Judgment affirmed. DEWINE, J., concurs.
DINKELACKER, J., dissents.
DINKELACKER, J., dissenting.
{¶16} I agree that this case is similar to the situation that this court faced in State v. Phoenix, 192 Ohio App.3d 127, 2010-Ohio-4474, 948 N.E.2d 468 (1st Dist). And, as I did in Phoenix, I must dissent.
{¶17} Trooper Westhoven, a five-year veteran of the Ohio State Highway Patrol with nearly 100 OVI arrests to his credit, stopped Ruberg's car after he determined that she was traveling nearly 30 m.p.h. over the speed limit. Ruberg admitted to drinking alcohol that day and, in spite of the fact that she claimed that the consumption had occurred hours before, she still smelled of alcohol and her eyes were red. Westhoven, who had been trained to detect alcohol consumption and determine impairment, oversaw Ruberg's performance of three field-sobriety tests. While she did not fail the tests, there were "indicators" that Westhoven observed that led him to conclude that Ruberg's ability to operate her motor vehicle was impaired.
{¶18} The measurement of probable cause is taken from the vantage point of a prudent, reasonable, and cautious police officer, on the scene at the time of the arrest, guided by his experience and training. United States v. Davis 458 F.2d 819, 821 (C.A.D.C.1972).
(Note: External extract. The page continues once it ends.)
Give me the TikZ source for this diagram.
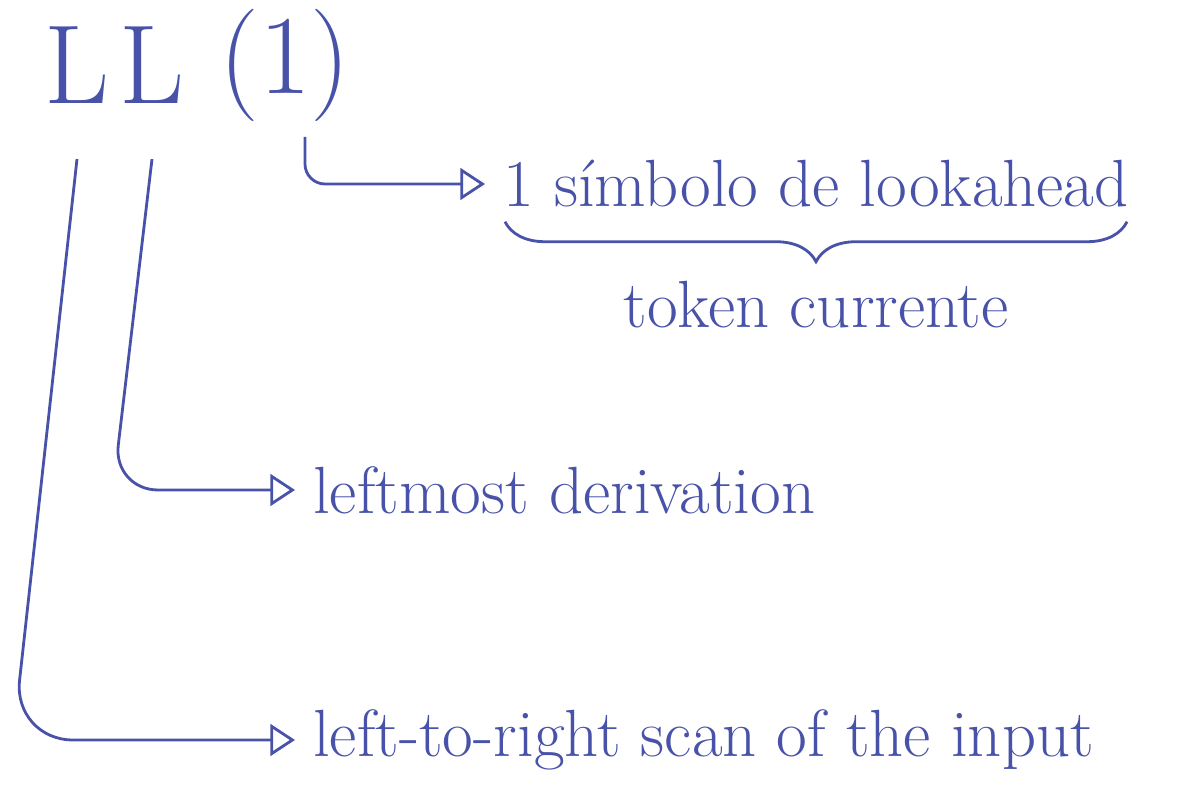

Under the facts in this case, Trooper Westhoven's observations, as understood through the lens of his training and experience, led him to the reasonable conclusion that Ruberg's ability to operate a motor vehicle had been impaired by her consumption of alcohol. The trial court was incorrect when it held otherwise.
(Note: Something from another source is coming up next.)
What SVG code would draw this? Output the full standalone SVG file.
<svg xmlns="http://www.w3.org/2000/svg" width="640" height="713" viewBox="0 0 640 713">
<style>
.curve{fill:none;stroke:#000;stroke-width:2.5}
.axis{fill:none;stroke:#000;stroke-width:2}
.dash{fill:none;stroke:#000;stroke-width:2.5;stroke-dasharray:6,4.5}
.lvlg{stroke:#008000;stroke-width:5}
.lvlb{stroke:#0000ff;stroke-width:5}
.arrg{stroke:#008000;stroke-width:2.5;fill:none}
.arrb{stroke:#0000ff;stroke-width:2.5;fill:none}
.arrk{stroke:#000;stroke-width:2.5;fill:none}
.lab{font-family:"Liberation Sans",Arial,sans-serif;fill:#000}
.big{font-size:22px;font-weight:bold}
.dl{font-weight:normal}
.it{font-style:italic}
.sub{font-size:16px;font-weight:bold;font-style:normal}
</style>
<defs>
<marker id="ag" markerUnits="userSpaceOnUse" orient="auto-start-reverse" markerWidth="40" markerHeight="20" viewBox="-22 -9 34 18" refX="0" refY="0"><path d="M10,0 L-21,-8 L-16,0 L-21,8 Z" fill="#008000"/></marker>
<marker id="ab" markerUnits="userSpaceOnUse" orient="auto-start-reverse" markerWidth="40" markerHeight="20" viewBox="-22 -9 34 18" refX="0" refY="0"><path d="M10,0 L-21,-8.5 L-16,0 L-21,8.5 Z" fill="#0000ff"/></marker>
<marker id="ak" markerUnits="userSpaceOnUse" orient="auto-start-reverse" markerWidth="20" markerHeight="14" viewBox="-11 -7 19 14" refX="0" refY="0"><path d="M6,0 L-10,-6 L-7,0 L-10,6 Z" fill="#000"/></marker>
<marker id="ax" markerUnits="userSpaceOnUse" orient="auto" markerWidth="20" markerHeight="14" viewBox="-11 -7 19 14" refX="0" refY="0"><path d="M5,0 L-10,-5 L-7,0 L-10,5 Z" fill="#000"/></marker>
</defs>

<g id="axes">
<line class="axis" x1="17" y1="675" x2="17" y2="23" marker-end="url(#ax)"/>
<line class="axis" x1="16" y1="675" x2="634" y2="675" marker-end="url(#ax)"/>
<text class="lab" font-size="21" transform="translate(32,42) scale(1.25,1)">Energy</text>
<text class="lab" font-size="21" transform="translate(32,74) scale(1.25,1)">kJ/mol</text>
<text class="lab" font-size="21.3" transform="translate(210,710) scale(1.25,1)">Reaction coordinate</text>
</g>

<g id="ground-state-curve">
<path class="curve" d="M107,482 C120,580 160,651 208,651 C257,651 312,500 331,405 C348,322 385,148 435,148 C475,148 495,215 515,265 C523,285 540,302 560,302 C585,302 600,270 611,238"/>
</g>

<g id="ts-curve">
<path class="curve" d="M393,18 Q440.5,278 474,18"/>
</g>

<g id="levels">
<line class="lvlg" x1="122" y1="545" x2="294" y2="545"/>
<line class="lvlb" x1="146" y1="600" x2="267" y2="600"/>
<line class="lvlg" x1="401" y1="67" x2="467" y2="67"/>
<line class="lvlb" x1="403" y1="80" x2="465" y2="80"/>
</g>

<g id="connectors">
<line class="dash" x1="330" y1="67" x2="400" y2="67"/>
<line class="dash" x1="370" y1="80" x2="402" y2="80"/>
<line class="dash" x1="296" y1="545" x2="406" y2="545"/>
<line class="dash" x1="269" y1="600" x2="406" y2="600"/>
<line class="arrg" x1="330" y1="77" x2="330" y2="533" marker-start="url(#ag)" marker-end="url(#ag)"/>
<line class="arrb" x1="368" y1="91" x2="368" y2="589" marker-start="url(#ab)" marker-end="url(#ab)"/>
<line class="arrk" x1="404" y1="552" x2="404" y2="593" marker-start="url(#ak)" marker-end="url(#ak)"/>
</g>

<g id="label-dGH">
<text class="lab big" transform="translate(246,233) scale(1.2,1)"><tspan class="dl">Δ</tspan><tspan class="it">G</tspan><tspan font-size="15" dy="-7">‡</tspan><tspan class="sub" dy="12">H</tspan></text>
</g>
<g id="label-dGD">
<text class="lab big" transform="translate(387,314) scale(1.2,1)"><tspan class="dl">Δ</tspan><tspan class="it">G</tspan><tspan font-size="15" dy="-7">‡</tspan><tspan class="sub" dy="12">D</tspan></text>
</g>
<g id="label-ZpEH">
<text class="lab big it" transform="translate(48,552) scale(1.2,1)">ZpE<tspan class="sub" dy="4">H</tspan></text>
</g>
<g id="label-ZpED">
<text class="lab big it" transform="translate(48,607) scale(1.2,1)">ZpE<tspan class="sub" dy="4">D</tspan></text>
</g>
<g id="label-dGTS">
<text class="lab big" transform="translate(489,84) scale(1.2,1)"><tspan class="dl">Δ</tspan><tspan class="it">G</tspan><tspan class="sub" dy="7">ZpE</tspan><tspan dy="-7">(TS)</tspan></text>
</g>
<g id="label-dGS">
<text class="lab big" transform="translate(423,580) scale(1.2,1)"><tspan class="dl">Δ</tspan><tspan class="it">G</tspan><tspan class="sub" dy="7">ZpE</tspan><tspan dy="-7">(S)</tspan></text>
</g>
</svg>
{¶19} I am concerned about the message that decisions like this send to law enforcement. In essence, we are telling Trooper Westhoven that, in spite of the fact that Ruberg had been driving at an excessive rate of speed, had admitted to him that she had consumed alcohol, was exhibiting the physiological effects of having consumed alcohol, still smelled of alcohol, and was giving some indications that her motor skills were adversely affected by her alcohol consumption, he should have simply written her a ticket and let her drive off into the night. I find such an outcome problematic. Please note:
The court has recorded its own entry on the date of the release of this opinion.